What you need to do – Isolate every line in the data with the string "that" and copy it.

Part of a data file
»»

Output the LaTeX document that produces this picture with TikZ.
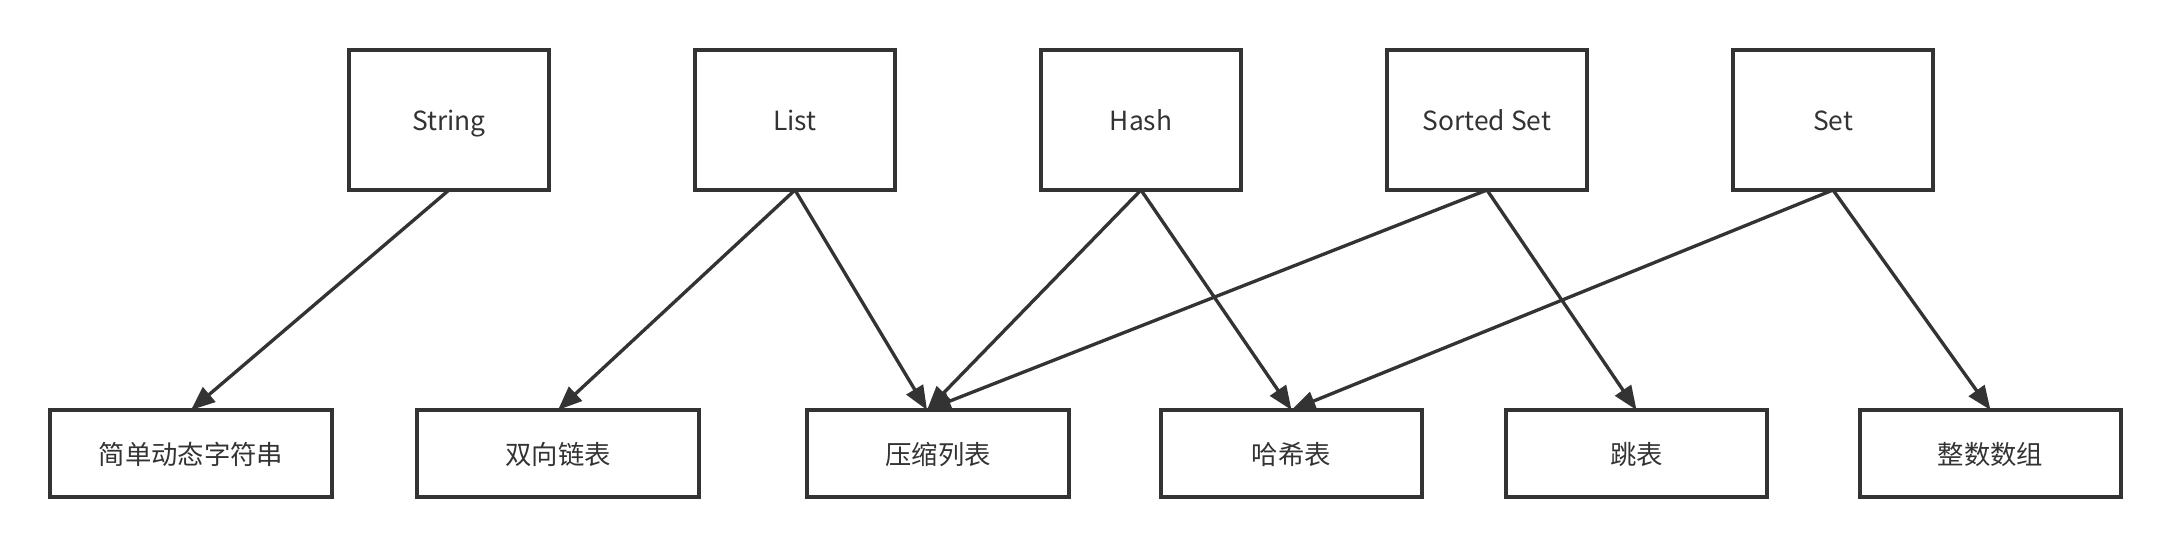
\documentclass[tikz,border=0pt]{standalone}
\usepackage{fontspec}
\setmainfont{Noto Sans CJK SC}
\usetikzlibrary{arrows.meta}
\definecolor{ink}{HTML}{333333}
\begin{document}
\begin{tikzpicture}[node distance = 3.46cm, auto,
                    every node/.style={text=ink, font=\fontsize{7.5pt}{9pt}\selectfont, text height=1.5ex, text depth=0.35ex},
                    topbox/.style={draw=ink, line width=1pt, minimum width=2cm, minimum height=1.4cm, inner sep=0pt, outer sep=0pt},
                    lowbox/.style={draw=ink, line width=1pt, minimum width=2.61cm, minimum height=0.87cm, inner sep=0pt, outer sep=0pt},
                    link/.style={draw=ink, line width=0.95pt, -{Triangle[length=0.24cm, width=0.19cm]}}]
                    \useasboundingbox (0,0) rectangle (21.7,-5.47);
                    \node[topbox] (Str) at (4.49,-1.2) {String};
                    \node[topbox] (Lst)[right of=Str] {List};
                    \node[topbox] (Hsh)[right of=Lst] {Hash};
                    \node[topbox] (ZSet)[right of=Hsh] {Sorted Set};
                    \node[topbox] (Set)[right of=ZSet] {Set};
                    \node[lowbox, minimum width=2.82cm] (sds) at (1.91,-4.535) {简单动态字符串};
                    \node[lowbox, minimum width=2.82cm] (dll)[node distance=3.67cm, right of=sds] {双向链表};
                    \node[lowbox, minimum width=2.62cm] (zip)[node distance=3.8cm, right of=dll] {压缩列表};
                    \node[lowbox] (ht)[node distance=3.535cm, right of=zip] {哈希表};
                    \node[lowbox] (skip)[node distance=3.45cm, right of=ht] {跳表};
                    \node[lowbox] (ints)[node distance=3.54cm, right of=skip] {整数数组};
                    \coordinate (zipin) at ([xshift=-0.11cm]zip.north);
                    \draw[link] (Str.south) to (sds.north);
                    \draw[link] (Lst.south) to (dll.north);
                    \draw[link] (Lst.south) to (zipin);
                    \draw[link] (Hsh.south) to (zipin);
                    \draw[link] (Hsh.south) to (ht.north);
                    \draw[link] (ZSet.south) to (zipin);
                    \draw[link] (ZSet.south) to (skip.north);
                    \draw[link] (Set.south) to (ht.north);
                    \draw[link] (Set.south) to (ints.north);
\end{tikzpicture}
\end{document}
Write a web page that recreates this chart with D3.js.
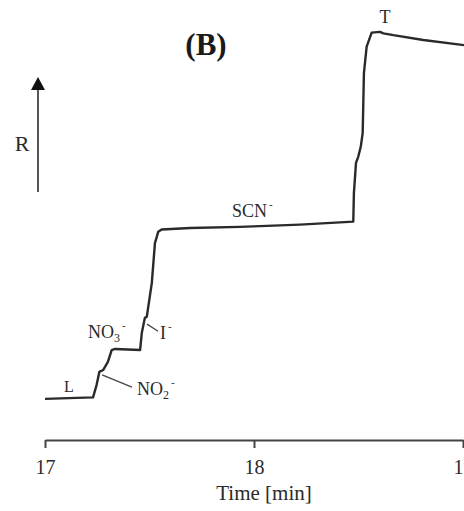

««

Correct response –
Output the LaTeX document that produces this picture with TikZ.
Write a web page that recreates this chart with D3.js.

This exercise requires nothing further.